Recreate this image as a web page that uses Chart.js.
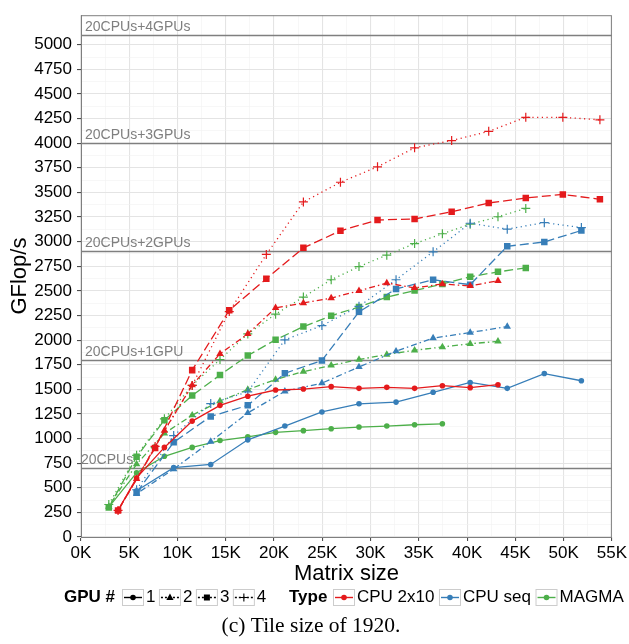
<!DOCTYPE html>
<html>
<head>
<meta charset="utf-8">
<script src="https://cdn.jsdelivr.net/npm/chart.js@4.4.0/dist/chart.umd.min.js"></script>
<style>
  html, body { margin: 0; padding: 0; background: #fff; }
  canvas { display: block; }
</style>
</head>
<body>
<canvas id="chart" width="629" height="644"></canvas>
<script>
// matrix sizes
const sizesCpu2x10A = [3840, 5760, 8640, 11520, 14400, 17280, 20160, 23040, 25920, 28800, 31680, 34560, 37440, 40320, 43200];
const sizesCpu2x10B = [3840, 7680, 11520, 15360, 19200, 23040, 26880, 30720, 34560, 38400, 42240, 46080, 49920, 53760];
const sizesCpuSeq = [5760, 9600, 13440, 17280, 21120, 24960, 28800, 32640, 36480, 40320, 44160, 48000, 51840];
const sizesMagma = [2880, 5760, 8640, 11520, 14400, 17280, 20160, 23040, 25920, 28800, 31680, 34560, 37440, 40320, 43200, 46080];

// GFlop/s
const cpu2x10Gpu1 = [270, 600, 910, 1177, 1337, 1430, 1493, 1503, 1527, 1510, 1520, 1510, 1537, 1517, 1547];
const cpu2x10Gpu2 = [270, 590, 1080, 1543, 1860, 2063, 2327, 2377, 2427, 2500, 2580, 2530, 2570, 2550, 2603];
const cpu2x10Gpu3 = [270, 905, 1695, 2303, 2623, 2937, 3110, 3220, 3230, 3303, 3393, 3443, 3480, 3430];
const cpu2x10Gpu4 = [270, 920, 1540, 2290, 2870, 3403, 3603, 3760, 3953, 4027, 4120, 4263, 4263, 4237];
const cpuSeqGpu1 = [470, 705, 737, 987, 1127, 1270, 1353, 1370, 1470, 1570, 1510, 1660, 1587];
const cpuSeqGpu2 = [440, 690, 970, 1260, 1480, 1563, 1727, 1887, 2020, 2077, 2137];
const cpuSeqGpu3 = [450, 963, 1225, 1337, 1663, 1793, 2287, 2520, 2613, 2563, 2953, 2997, 3113];
const cpuSeqGpu4 = [480, 1030, 1355, 1475, 2003, 2147, 2343, 2613, 2897, 3187, 3127, 3193, 3143];
const magmaGpu1 = [303, 653, 820, 910, 980, 1017, 1063, 1080, 1100, 1117, 1127, 1140, 1150];
const magmaGpu2 = [310, 740, 1053, 1237, 1380, 1497, 1600, 1680, 1743, 1803, 1853, 1897, 1930, 1963, 1987];
const magmaGpu3 = [300, 815, 1187, 1437, 1645, 1843, 2003, 2137, 2247, 2337, 2437, 2503, 2570, 2643, 2693, 2733];
const magmaGpu4 = [330, 830, 1200, 1540, 1803, 2063, 2263, 2437, 2613, 2747, 2863, 2980, 3080, 3177, 3253, 3337];

// peak reference lines
const refLevels = [700, 1800, 2900, 4000, 5100];
const refLabels = ["20CPUs", "20CPUs+1GPU", "20CPUs+2GPUs", "20CPUs+3GPUs", "20CPUs+4GPUs"];

const gpuLabels = ["1", "2", "3", "4"];
const typeLabels = ["CPU 2x10", "CPU seq", "MAGMA"];
const typeColors = ["#E41A1C", "#377EB8", "#4DAF4A"];

const seriesByType = [
  [[sizesCpu2x10A, cpu2x10Gpu1], [sizesCpu2x10A, cpu2x10Gpu2], [sizesCpu2x10B, cpu2x10Gpu3], [sizesCpu2x10B, cpu2x10Gpu4]],
  [[sizesCpuSeq, cpuSeqGpu1], [sizesCpuSeq, cpuSeqGpu2], [sizesCpuSeq, cpuSeqGpu3], [sizesCpuSeq, cpuSeqGpu4]],
  [[sizesMagma, magmaGpu1], [sizesMagma, magmaGpu2], [sizesMagma, magmaGpu3], [sizesMagma, magmaGpu4]],
];

const gpuStyles = [
  { point: "circle", radius: 2.8, dash: [] },
  { point: "triangle", radius: 4.3, dash: [1.5, 3, 6, 3] },
  { point: "rect", radius: 4.6, dash: [9, 4] },
  { point: "cross", radius: 4.5, dash: [1.2, 3.5] },
];

const FONT = "'Liberation Sans', Arial, Helvetica, sans-serif";
Chart.defaults.font.family = FONT;
Chart.defaults.color = "#000";

const datasets = [];
seriesByType.forEach((list, t) => {
  list.forEach(([xs, ys], g) => {
    const st = gpuStyles[g];
    datasets.push({
      label: typeLabels[t] + " / " + gpuLabels[g],
      data: xs.slice(0, ys.length).map((x, i) => ({ x: x, y: ys[i] })),
      borderColor: typeColors[t],
      backgroundColor: typeColors[t],
      borderWidth: 1.3,
      borderDash: st.dash,
      pointStyle: st.point,
      pointRadius: st.radius,
      pointBorderWidth: st.point === "cross" ? 1.2 : 0,
      pointBackgroundColor: typeColors[t],
      pointBorderColor: typeColors[t],
      tension: 0,
      fill: false,
    });
  });
});

// small marker drawer for the legend keys
function marker(ctx, style, x, y, color) {
  ctx.save();
  ctx.fillStyle = color;
  ctx.strokeStyle = color;
  ctx.setLineDash([]);
  ctx.beginPath();
  if (style === "circle") {
    ctx.arc(x, y, 2.8, 0, Math.PI * 2);
    ctx.fill();
  } else if (style === "triangle") {
    ctx.moveTo(x, y - 4);
    ctx.lineTo(x + 3.6, y + 2.4);
    ctx.lineTo(x - 3.6, y + 2.4);
    ctx.closePath();
    ctx.fill();
  } else if (style === "rect") {
    ctx.rect(x - 3, y - 3, 6, 6);
    ctx.fill();
  } else {
    ctx.lineWidth = 1.1;
    ctx.moveTo(x - 4, y); ctx.lineTo(x + 4, y);
    ctx.moveTo(x, y - 4); ctx.lineTo(x, y + 4);
    ctx.stroke();
  }
  ctx.restore();
}

const refLinesPlugin = {
  id: "refLines",
  beforeDatasetsDraw(chart) {
    const { ctx, chartArea, scales } = chart;
    ctx.save();
    ctx.strokeStyle = "#7f7f7f";
    ctx.lineWidth = 1.5;
    ctx.fillStyle = "#7f7f7f";
    ctx.font = "14px " + FONT;
    ctx.textBaseline = "alphabetic";
    refLevels.forEach((v, i) => {
      const y = Math.round(scales.y.getPixelForValue(v)) + 0.5;
      ctx.beginPath();
      ctx.moveTo(chartArea.left, y);
      ctx.lineTo(chartArea.right, y);
      ctx.stroke();
      const lx = chartArea.left + (i === 0 ? 0 : 4);
      ctx.fillText(refLabels[i], lx, y - 5);
    });
    // panel frame
    ctx.lineWidth = 1;
    ctx.strokeRect(chartArea.left + 0.5, chartArea.top + 0.5, chartArea.right - chartArea.left - 1, chartArea.bottom - chartArea.top);
    ctx.restore();
  },
};

const legendPlugin = {
  id: "customLegend",
  afterDraw(chart) {
    const ctx = chart.ctx;
    const cy = 597.5;
    const boxW = 22, boxH = 17;
    ctx.save();
    ctx.textBaseline = "middle";
    ctx.fillStyle = "#000";

    function key(x, color, style, dash) {
      ctx.save();
      ctx.fillStyle = "#fff";
      ctx.fillRect(x, cy - boxH / 2, boxW, boxH);
      ctx.strokeStyle = "#cccccc";
      ctx.lineWidth = 1;
      ctx.strokeRect(x + 0.5, cy - boxH / 2 + 0.5, boxW - 1, boxH - 1);
      ctx.strokeStyle = color;
      ctx.lineWidth = 1.4;
      ctx.setLineDash(dash);
      ctx.beginPath();
      ctx.moveTo(x + 2, cy);
      ctx.lineTo(x + boxW - 2, cy);
      ctx.stroke();
      ctx.restore();
      marker(ctx, style, x + boxW / 2, cy, color);
    }

    // GPU # group
    ctx.font = "bold 17px " + FONT;
    ctx.fillText("GPU #", 64, cy);
    let x = 122;
    ctx.font = "17px " + FONT;
    gpuLabels.forEach((lab, g) => {
      key(x, "#000", gpuStyles[g].point, gpuStyles[g].dash.length ? [2, 2] : []);
      ctx.fillStyle = "#000";
      ctx.fillText(lab, x + 24, cy);
      x += 24 + ctx.measureText(lab).width + 3.5;
    });

    // Type group
    ctx.font = "bold 17px " + FONT;
    ctx.fillText("Type", 289, cy);
    x = 333;
    ctx.font = "17px " + FONT;
    typeLabels.forEach((lab, t) => {
      key(x, typeColors[t], "circle", []);
      ctx.fillStyle = "#000";
      ctx.fillText(lab, x + 24, cy);
      x += 24 + ctx.measureText(lab).width + 4.5;
    });

    // caption
    ctx.font = "21.5px 'Liberation Serif', 'Times New Roman', serif";
    ctx.textAlign = "center";
    ctx.fillText("(c) Tile size of 1920.", 311, 626);
    ctx.restore();
  },
};

new Chart(document.getElementById("chart").getContext("2d"), {
  type: "line",
  data: { datasets: datasets },
  plugins: [refLinesPlugin, legendPlugin],
  options: {
    responsive: false,
    animation: false,
    events: [],
    layout: { padding: { left: 0, right: 17, top: 7, bottom: 57 } },
    plugins: { legend: { display: false }, tooltip: { enabled: false } },
    scales: {
      x: {
        type: "linear",
        min: 0,
        max: 55000,
        afterFit(scale) { scale.height = 50; },
        border: { color: "#7f7f7f", width: 1 },
        grid: {
          color: (c) => (c.tick && c.tick.value % 5000 === 0 ? "#e4e4e4" : "#f2f2f2"),
          lineWidth: (c) => (c.tick && c.tick.value % 5000 === 0 ? 1.1 : 0.6),
          tickColor: (c) => (c.tick && c.tick.value % 5000 === 0 ? "#4d4d4d" : "rgba(0,0,0,0)"),
          tickLength: 4,
        },
        ticks: {
          stepSize: 2500,
          autoSkip: false,
          maxRotation: 0,
          includeBounds: false,
          padding: 2,
          font: { size: 17 },
          color: "#000",
          callback: (v) => (v % 5000 === 0 ? v / 1000 + "K" : ""),
        },
        title: {
          display: true,
          text: "Matrix size",
          font: { size: 22 },
          color: "#000",
          padding: { top: 0, bottom: 0 },
        },
      },
      y: {
        min: 0,
        max: 5300,
        afterFit(scale) { scale.width = 81; },
        border: { color: "#7f7f7f", width: 1 },
        grid: {
          color: (c) => (c.tick && c.tick.value % 250 === 0 ? "#e4e4e4" : "#f2f2f2"),
          lineWidth: (c) => (c.tick && c.tick.value % 250 === 0 ? 1.1 : 0.6),
          tickColor: (c) => (c.tick && c.tick.value % 250 === 0 ? "#4d4d4d" : "rgba(0,0,0,0)"),
          tickLength: 4,
        },
        ticks: {
          stepSize: 125,
          autoSkip: false,
          includeBounds: false,
          padding: 5,
          font: { size: 17 },
          color: "#000",
          callback: (v) => (v > 5000 ? null : v % 250 === 0 ? String(v) : ""),
        },
        title: {
          display: true,
          text: "GFlop/s",
          font: { size: 22 },
          color: "#000",
          padding: { top: 7, bottom: 0 },
        },
      },
    },
  },
});
</script>
</body>
</html>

What you should do:
Every line from the top of the material above through the line with "40320, 43200, 46080];" should be duplicated exactly, please; leave out the pictures.

Solution for this problem:
Recreate this image as a web page that uses Chart.js.
<!DOCTYPE html>
<html>
<head>
<meta charset="utf-8">
<script src="https://cdn.jsdelivr.net/npm/chart.js@4.4.0/dist/chart.umd.min.js"></script>
<style>
  html, body { margin: 0; padding: 0; background: #fff; }
  canvas { display: block; }
</style>
</head>
<body>
<canvas id="chart" width="629" height="644"></canvas>
<script>
// matrix sizes
const sizesCpu2x10A = [3840, 5760, 8640, 11520, 14400, 17280, 20160, 23040, 25920, 28800, 31680, 34560, 37440, 40320, 43200];
const sizesCpu2x10B = [3840, 7680, 11520, 15360, 19200, 23040, 26880, 30720, 34560, 38400, 42240, 46080, 49920, 53760];
const sizesCpuSeq = [5760, 9600, 13440, 17280, 21120, 24960, 28800, 32640, 36480, 40320, 44160, 48000, 51840];
const sizesMagma = [2880, 5760, 8640, 11520, 14400, 17280, 20160, 23040, 25920, 28800, 31680, 34560, 37440, 40320, 43200, 46080];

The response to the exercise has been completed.